After the death of his father Tadamori in 1153, Kiyomori assumed control of the Taira clan and ambitiously entered the political realm in which he had previously only held a minor post. In 1156, he and Minamoto no Yoshitomo, head of the Minamoto clan, suppressed the Hogen Rebellion. This established the Taira and Minamoto samurai clans as the top political powers in Kyoto. However, their new strength in effect caused the allies to become bitter rivals which culminated three years later in the Heiji Rebellion in 1159. Kiyomori, emerging victorious with Yoshitomo and his two eldest killed, now remained the greatest political power in Kyoto. Kiyomori then exiled Yoshitomo's three youngest sons Yoritomo, Noriyori, and Yoshitsune and seized most of the manors of his rivals.

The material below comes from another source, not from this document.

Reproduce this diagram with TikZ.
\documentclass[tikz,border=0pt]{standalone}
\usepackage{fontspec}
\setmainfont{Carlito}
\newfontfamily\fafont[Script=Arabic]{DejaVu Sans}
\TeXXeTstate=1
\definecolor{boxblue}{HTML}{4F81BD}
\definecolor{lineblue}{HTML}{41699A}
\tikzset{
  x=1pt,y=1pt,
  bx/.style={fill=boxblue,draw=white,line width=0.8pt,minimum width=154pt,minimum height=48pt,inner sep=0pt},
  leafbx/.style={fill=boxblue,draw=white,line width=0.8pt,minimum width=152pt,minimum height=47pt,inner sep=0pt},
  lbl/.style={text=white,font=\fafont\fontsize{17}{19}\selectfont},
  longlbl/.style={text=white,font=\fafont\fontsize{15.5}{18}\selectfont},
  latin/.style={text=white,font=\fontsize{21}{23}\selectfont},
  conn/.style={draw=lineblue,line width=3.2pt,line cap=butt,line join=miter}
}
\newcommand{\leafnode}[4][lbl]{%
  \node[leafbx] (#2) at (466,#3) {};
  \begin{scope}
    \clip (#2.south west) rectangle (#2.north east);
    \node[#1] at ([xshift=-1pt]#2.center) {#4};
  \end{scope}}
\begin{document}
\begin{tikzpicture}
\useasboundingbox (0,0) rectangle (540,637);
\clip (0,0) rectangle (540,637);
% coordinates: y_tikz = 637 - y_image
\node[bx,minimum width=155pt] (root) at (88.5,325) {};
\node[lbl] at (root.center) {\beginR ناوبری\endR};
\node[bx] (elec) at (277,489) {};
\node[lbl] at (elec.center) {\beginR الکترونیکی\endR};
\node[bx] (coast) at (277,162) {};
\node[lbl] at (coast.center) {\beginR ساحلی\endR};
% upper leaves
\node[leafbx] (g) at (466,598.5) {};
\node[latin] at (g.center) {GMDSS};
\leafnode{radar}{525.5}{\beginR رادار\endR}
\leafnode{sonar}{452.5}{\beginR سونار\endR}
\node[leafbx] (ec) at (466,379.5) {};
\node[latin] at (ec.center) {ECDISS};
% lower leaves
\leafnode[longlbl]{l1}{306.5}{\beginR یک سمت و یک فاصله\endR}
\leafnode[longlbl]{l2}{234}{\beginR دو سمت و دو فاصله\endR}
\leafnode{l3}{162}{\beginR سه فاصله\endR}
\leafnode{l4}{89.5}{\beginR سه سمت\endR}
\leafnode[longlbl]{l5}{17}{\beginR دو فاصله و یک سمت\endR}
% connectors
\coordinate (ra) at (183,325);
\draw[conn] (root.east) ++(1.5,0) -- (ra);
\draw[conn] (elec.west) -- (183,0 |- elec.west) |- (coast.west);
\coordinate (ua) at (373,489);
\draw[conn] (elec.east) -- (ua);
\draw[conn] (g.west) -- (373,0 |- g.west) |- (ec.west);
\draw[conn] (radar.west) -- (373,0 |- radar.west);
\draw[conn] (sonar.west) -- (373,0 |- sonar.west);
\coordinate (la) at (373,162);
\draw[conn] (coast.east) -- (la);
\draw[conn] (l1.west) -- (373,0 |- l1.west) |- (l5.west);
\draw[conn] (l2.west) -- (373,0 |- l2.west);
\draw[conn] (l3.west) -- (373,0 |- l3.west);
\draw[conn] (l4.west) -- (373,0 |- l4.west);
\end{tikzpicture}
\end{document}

As the greatest political power and owner of the majority of manors in the Japan, he amassed unrivaled wealth and power. In 1167, Kiyomori was the first samurai to be appointed Daijyo Daijin, chief minister of the government, the de facto administrator of the imperial government. Though he relinquished the position later in the year and relinquished the leadership of the clan, he remained the orchestrator of the government policy and successfuly placed his family members and allies in most of the government posts and as magistrates of nearly half of the provinces of Japan.

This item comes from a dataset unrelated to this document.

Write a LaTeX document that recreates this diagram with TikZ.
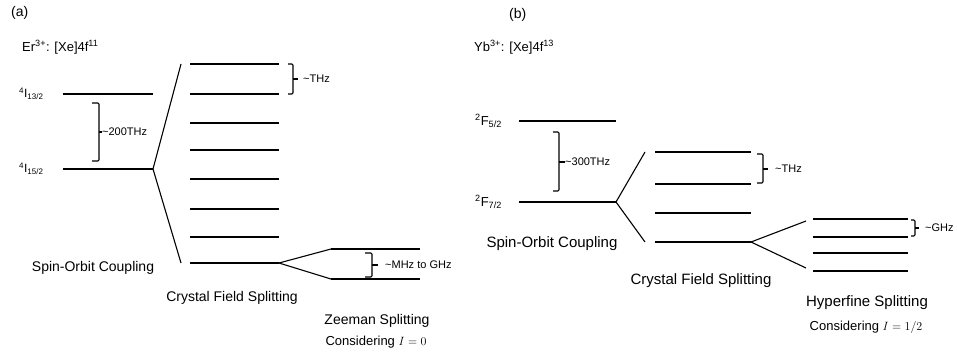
\documentclass[tikz,border=0pt]{standalone}
\usepackage{fontspec}
\setmainfont{Liberation Sans}
\begin{document}
\begin{tikzpicture}[x=1pt,y=-1pt,
  lvl/.style={line width=2.2pt},
  fan/.style={line width=1.1pt},
  brk/.style={line width=1.1pt, rounded corners=1.2pt},
  lbl/.style={anchor=west, inner sep=0pt},
  big/.style={font=\fontsize{14}{16}\selectfont},
  bigb/.style={font=\fontsize{15}{17}\selectfont},
  small/.style={font=\fontsize{11}{13}\selectfont},
  term/.style={font=\fontsize{12}{14}\selectfont, anchor=west, inner sep=0pt}]
\useasboundingbox (0,0) rectangle (957,353);

% ---------- panel (a) ----------
\node[lbl,big] (pa) at (11,13) {(a)};
\node[lbl,font=\fontsize{13}{15}\selectfont] (er) at (22,47) {Er\textsuperscript{3+}: [Xe]4f\textsuperscript{11}};

\node[term] (ta1) at (19,94) {\textsuperscript{4}I\textsubscript{13/2}};
\node[term] (ta2) at (19,169) {\textsuperscript{4}I\textsubscript{15/2}};
\coordinate (a1l) at (63,94);  \coordinate (a1r) at (153,94);
\coordinate (a2l) at (63,169); \coordinate (a2r) at (153,169);
\draw[lvl] (a1l) -- (a1r);
\draw[lvl] (a2l) -- (a2r);

% bracket ~200THz
\draw[brk] (92,103) -- (99,103) -- (99,161) -- (92,161);
\coordinate (ba) at (99,132);
\node[lbl,small] (la) at (102,132) {\textasciitilde200THz};
\draw[line width=1.6pt] (ba) -- (la.west);

% fan spin-orbit -> crystal field
\coordinate (fa1) at (181,64);
\coordinate (fa2) at (181,263);
\draw[fan] (a2r) -- (fa1);
\draw[fan] (a2r) -- (fa2);

% crystal field levels
\foreach \i/\y in {1/64,2/94,3/123,4/150,5/179,6/209,7/237,8/263}{
  \coordinate (c\i l) at (190,\y); \coordinate (c\i r) at (279,\y);
  \draw[lvl] (c\i l) -- (c\i r);
}
% bracket ~THz
\draw[brk] (288,64) -- (293,64) -- (293,94) -- (288,94);
\node[lbl,small] (lthz) at (303,79) {\textasciitilde THz};
\draw[line width=1.2pt] (293,79) -- (298,79);

% Zeeman
\coordinate (z1l) at (331,249); \coordinate (z1r) at (420,249);
\coordinate (z2l) at (331,279); \coordinate (z2r) at (420,279);
\draw[fan] (c8r) -- (z1l);
\draw[fan] (c8r) -- (z2l);
\draw[lvl] (z1l) -- (z1r);
\draw[lvl] (z2l) -- (z2r);
\draw[brk] (365,253) -- (372,253) -- (372,277) -- (365,277);
\node[lbl,small] (lmhz) at (385,265) {\textasciitilde MHz to GHz};
\draw[line width=1.2pt] (372,265) -- (378,265);

\node[big] (soa) at (93,268) {Spin-Orbit Coupling};
\node[big] (cfa) at (232,298) {Crystal Field Splitting};
\node[big] (zsa) at (377,321) {Zeeman Splitting};
\node[font=\fontsize{13}{15}\selectfont] (cza) at (376,342) {Considering $I=0$};

% ---------- panel (b) ----------
\node[lbl,big] (pb) at (509,15) {(b)};
\node[lbl,font=\fontsize{13}{15}\selectfont] (yb) at (474,47) {Yb\textsuperscript{3+}: [Xe]4f\textsuperscript{13}};

\node[term,font=\fontsize{13}{15}\selectfont] (tb1) at (475,121) {\textsuperscript{2}F\textsubscript{5/2}};
\node[term,font=\fontsize{13}{15}\selectfont] (tb2) at (475,202) {\textsuperscript{2}F\textsubscript{7/2}};
\coordinate (b1l) at (519,121); \coordinate (b1r) at (616,121);
\coordinate (b2l) at (519,202); \coordinate (b2r) at (616,202);
\draw[lvl] (b1l) -- (b1r);
\draw[lvl] (b2l) -- (b2r);

\draw[brk] (553,132) -- (559,132) -- (559,191) -- (553,191);
\node[lbl,small] (lb) at (565,162) {\textasciitilde300THz};
\draw[line width=1.6pt] (559,162) -- (lb.west);

\coordinate (fb1) at (645,152);
\coordinate (fb2) at (645,242);
\draw[fan] (b2r) -- (fb1);
\draw[fan] (b2r) -- (fb2);

\foreach \i/\y in {1/152,2/184,3/213,4/242}{
  \coordinate (d\i l) at (655,\y); \coordinate (d\i r) at (751,\y);
  \draw[lvl] (d\i l) -- (d\i r);
}
\draw[brk] (757,154) -- (763,154) -- (763,183) -- (757,183);
\node[lbl,small] (lbthz) at (775,169) {\textasciitilde THz};
\draw[line width=1.2pt] (763,169) -- (768,169);

% hyperfine
\coordinate (hfa) at (806,221);
\coordinate (hfb) at (806,268);
\draw[fan] (d4r) -- (hfa);
\draw[fan] (d4r) -- (hfb);
\foreach \i/\y in {1/219,2/237,3/253,4/271}{
  \coordinate (h\i l) at (813,\y); \coordinate (h\i r) at (908,\y);
  \draw[lvl] (h\i l) -- (h\i r);
}
\draw[brk] (911,220) -- (915,220) -- (915,236) -- (911,236);
\node[lbl,small] (lghz) at (925,228) {\textasciitilde GHz};
\draw[line width=1.2pt] (915,228) -- (919,228);

\node[bigb] (sob) at (552,244) {Spin-Orbit Coupling};
\node[bigb] (cfb) at (701,281) {Crystal Field Splitting};
\node[bigb] (hfs) at (867,303) {Hyperfine Splitting};
\node[font=\fontsize{13}{15}\selectfont] (czb) at (866,327) {Considering $I=1/2$};
\end{tikzpicture}
\end{document}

In 1171, Kiyomori forced the marriage between the emperor Takakura and his daughter Tokuko. Their first son, Prince Tokihito was born in 1178. The next year, in 1179, Kiyomori staged a coup d'etat forcing the resignation of his rivals from all government posts and subsequently banishing them, then filled the open government positions with his allies and relatives, and imprisoning the cloistered emperor Go-Shirakawa. Finally, in 1180 Kiyomori forced the emperor Takakura to abdicate and give Prince Tokuhito the throne, becoming the emperor Antoku.

With the exertion of Taira power and wealth and Kiyomori's new monopoly on authority, many of his allies, most of the provincial samurai, and even members of his own clan turned against him. Prince Mochihito, brother of emperor Takakura, called on Kiyomori's old rivals of the Minamoto clan to rise against the Taira beginning the Genpei War in the middle of 1180. Kiyomori died early in the next year from sickness, leaving his sons with the downfall and destruction of the Taira at the hands of the Minamoto.

Taira no Kiyomori is also the main character in the Kamakura period epic, the Tale of Heike.